La yougoslavophilie de l'après guerre est moins
prégnante que la serbophilie des années de guerre et d'avant
guerre. On peut néanmoins la percevoir à travers le compte rendu
d'une excursion interuniversitaire organisée en Yougoslavie en 1929,
dans lequel sont mis en avant les réalisations modernes de la
colonisation yougoslave au Kosovo. (Larnaude, 1930 et Sivignon, 2005).
5. L'engagement diplomatique et politique d'Yves
Châtaigneau
L'année 1924 marque en tournant dans la carrière
d'Yves Châtaigneau. Il quitte le milieu universitaire et n'y reviendra
plus. Sans que l'on puisse dire si les deux articles géopolitiques
écrits pour la revue « la Vie des Peuples » sont des
rapports recyclés (rien n'a été trouvé en ce sens),
il est probable que ces productions ont eu une incidence sur la volonté
du Quai d'Orsay de s'attacher ses services.

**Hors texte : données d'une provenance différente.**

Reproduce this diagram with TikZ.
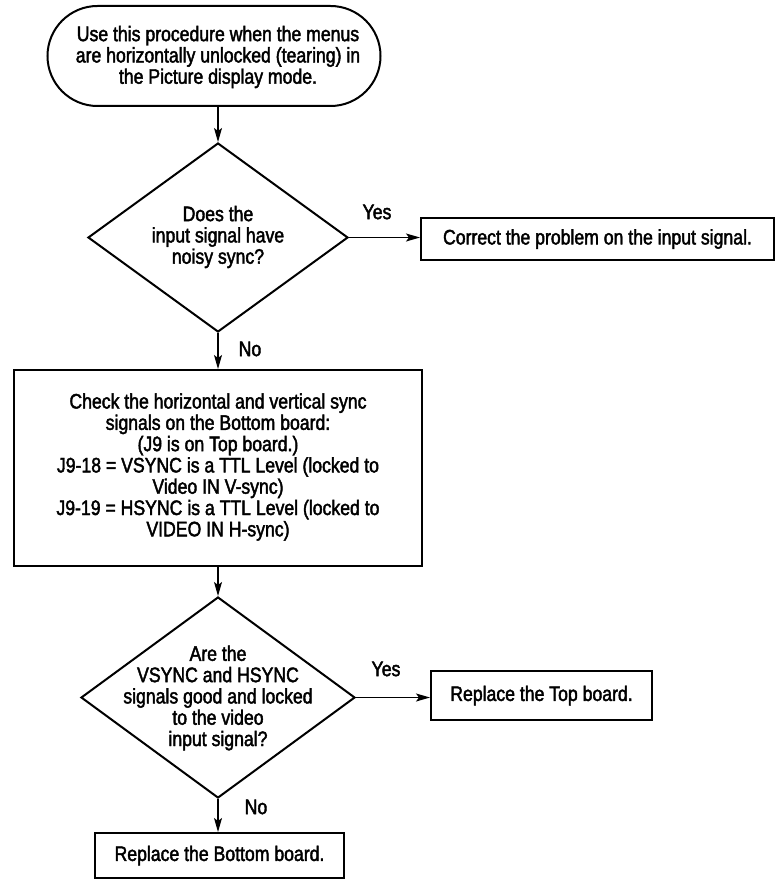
\documentclass[tikz,border=0pt]{standalone}
\usepackage{fontspec}
\setmainfont{Liberation Sans}[FakeStretch=0.84,FakeBold=2]
\usetikzlibrary{shapes.geometric,arrows.meta}
\begin{document}
\begin{tikzpicture}[x=1pt,y=-1pt,
  every node/.style={font=\fontsize{21}{21.3}\selectfont},
  box/.style={draw, line width=2pt, inner sep=0pt},
  dec/.style={draw, diamond, line width=2pt, inner sep=0pt},
  term/.style={draw, rounded corners=50pt, line width=2pt, inner sep=0pt},
  txt/.style={align=center, inner sep=0pt},
  arr/.style={-{Stealth[length=14pt,width=8pt,inset=3pt]}, line width=1.2pt},
  lab/.style={inner sep=0pt}]
\useasboundingbox (0,0) rectangle (775,880);

% start terminal
\node[term, minimum width=333pt, minimum height=100pt] (start) at (214,56) {};
\node[txt] (starttxt) at (218,57) {Use this procedure when the menus\\are horizontally unlocked (tearing) in\\the Picture display mode.};

% decision 1
\node[dec, minimum width=260pt, minimum height=189pt] (d1) at (218,237.5) {};
\node[txt] (d1txt) at (218,237) {Does the\\input signal have\\noisy sync?};

% box 1
\node[box, minimum width=353pt, minimum height=42pt] (box1) at (597.5,239) {};
\node[txt] (box1txt) at (box1) {Correct the problem on the input signal.};

% box 2
\node[box, minimum width=408pt, minimum height=196pt] (box2) at (218,468) {};
\node[txt] (box2txt) at (218,467) {Check the horizontal and vertical sync\\signals on the Bottom board:\\(J9 is on Top board.)\\J9-18 = VSYNC is a TTL Level (locked to\\Video IN V-sync)\\J9-19 = HSYNC is a TTL Level (locked to\\VIDEO IN H-sync)};

% decision 2
\node[dec, minimum width=274pt, minimum height=201pt] (d2) at (218,697.5) {};
\node[txt] (d2txt) at (218,698) {Are the\\VSYNC and HSYNC\\signals good and locked\\to the video\\input signal?};

% top board box
\node[box, minimum width=221pt, minimum height=49pt] (topb) at (541.5,695.5) {};
\node[txt] (topbtxt) at (topb) {Replace the Top board.};

% bottom board box
\node[box, minimum width=249pt, minimum height=45pt] (botb) at (219.5,855.5) {};
\node[txt] (botbtxt) at (botb) {Replace the Bottom board.};

% labels
\node[lab] (yes1) at (377,212) {Yes};
\node[lab] (no1) at (250,349) {No};
\node[lab] (yes2) at (386,669) {Yes};
\node[lab] (no2) at (256,807) {No};

% connectors
\draw[arr] (start.south -| d1.north) -- (d1.north);
\draw[arr] (d1.east) -- (d1.east -| box1.west);
\draw[arr] (d1.south) -- (d1.south |- box2.north);
\draw[arr] (box2.south -| d2.north) -- (d2.north);
\draw[arr] (d2.east) -- (d2.east -| topb.west);
\draw[arr] (d2.south) -- (d2.south |- botb.north);
\end{tikzpicture}
\end{document}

Toujours est-il qu'Yves Châtaigneau est appelé au
ministère des Affaires Etrangères en tant que chef de section au
Service des OEuvres Françaises à l'Etranger (SOFE), service qui
naît en janvier 1920 de la réorganisation de la Propagande
Française à l'issue de la première guerre mondiale. Yves
Châtaigneau s'y consacre aux questions cinématographiques,
à la radiodiffusion, aux relations culturelles entre la France et
l'étranger. Dans les dix années qui suivent, il écrit
pourtant encore quatre articles de géographie, il participe à la
Géographie Universelle et livre même en 1938 un compte-rendu
d'ouvrage pour les Annales de Géographie. Tout semble donc indiquer
qu'il ait eu une activité de géographe parallèlement
à son travail de haut fonctionnaire.
En 1936, sa carrière s'élargit : il est
associé à la politique gouvernementale en étant
appelé auprès de Léon Blum, lequel cherche un
chargé de mission issu du Quai d'Orsay pour l'analyse des questions
internationales. Il est donc intégré à
« l'Equipe » du Secrétariat Général du
Gouvernement que dirige Jules Moch. Il signe sous son nom dans ces
années 1936-1938 des conventions internationales sous l'égide de
la Société des Nations concernant l'emploi de la
radiodiffusion dans l'intérêt de la paix (23 septembre 1936
à Genève) et sur la circulation internationale des films
ayant un caractère éducatif (12 septembre 1938).
En 1937, il succède à Jules Moch comme
Secrétaire Général à la présidence du
Conseil. C'est un poste important et récent puisque le
Secrétariat Général a été créé
par P. E. Flandin en 1935 et qu'il s'agit d'assurer la coordination des
ministres, de donner au président du Conseil la documentation
nécessaire à la prise de décision et de suivre les travaux
législatifs. Le Secrétaire Général assiste aux
conseils de cabinet et aux conseil des ministres. Dans cette fonction, Yves
Châtaigneau participe à d'importantes réformes.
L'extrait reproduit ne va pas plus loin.